5. Use Stop-Loss Orders
Set up automatic sell orders to limit how much money you could lose. For instance, if you buy a cryptocurrency at $10, you can set a stop-loss order at $9 to make sure you don’t lose more than $1 per coin.
6. Control Your Emotions
Don’t let excitement or fear make you do something you’ll regret. Stick to your plan, even when the market is going up and down a lot.
Conclusion – Crypto Scalping Strategies
This guide explored popular scalping strategies and key considerations. We emphasized the importance of planning, technical skills, and cool heads under pressure.
Crypto scalping offers a tempting way to profit from short-term price swings. But remember, it’s a fast-paced business with high risks.
Crypto scalping can be lucrative, but it’s not for everyone. Carefully assess your risk tolerance, do your research, and practice before risking real money.
FAQs
What is crypto scalping❓
Crypto scalping involves making frequent trades to profit from tiny price movements in the cryptocurrency market.
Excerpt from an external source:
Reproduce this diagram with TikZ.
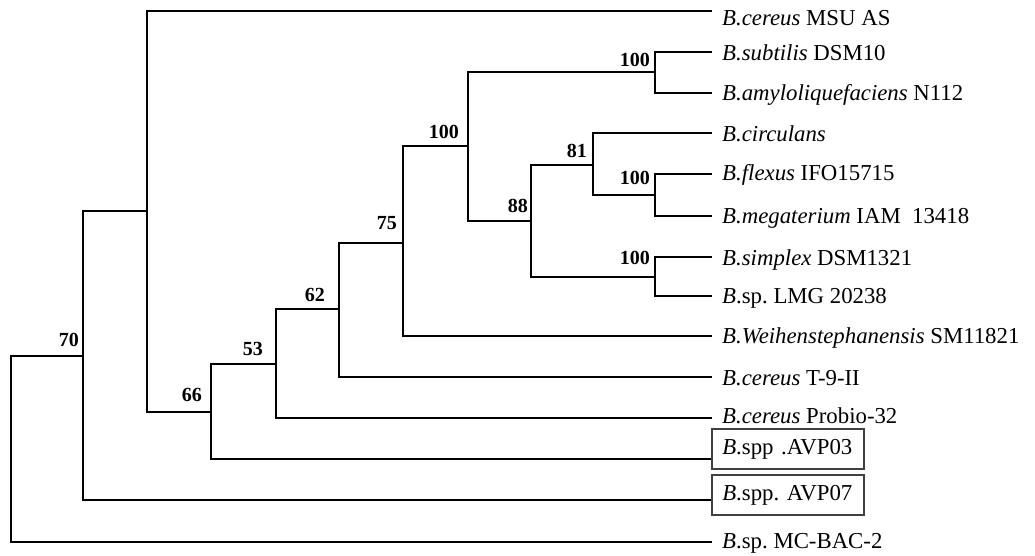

Is crypto scalping profitable❓
It can be, but it’s high-risk. Frequent small profits can add up, but the fast-paced market can also lead to quick losses.
What are crypto scalping strategies❓
Some popular strategies include range trading (buying low, selling high within a price range), moving average crossovers (using indicators to identify potential trend reversals), and price action trading (analyzing candlestick patterns to predict price movements).
What to consider before crypto scalping❓
Risk tolerance is important. You’ll also need to learn technical analysis, choose a reliable trading platform, and start small to build experience.
Is crypto scalping right for me❓
If you have a high tolerance for risk, can stay disciplined, and are willing to put in the time to learn, then crypto scalping could be an option. However, careful research and a conservative approach are essential.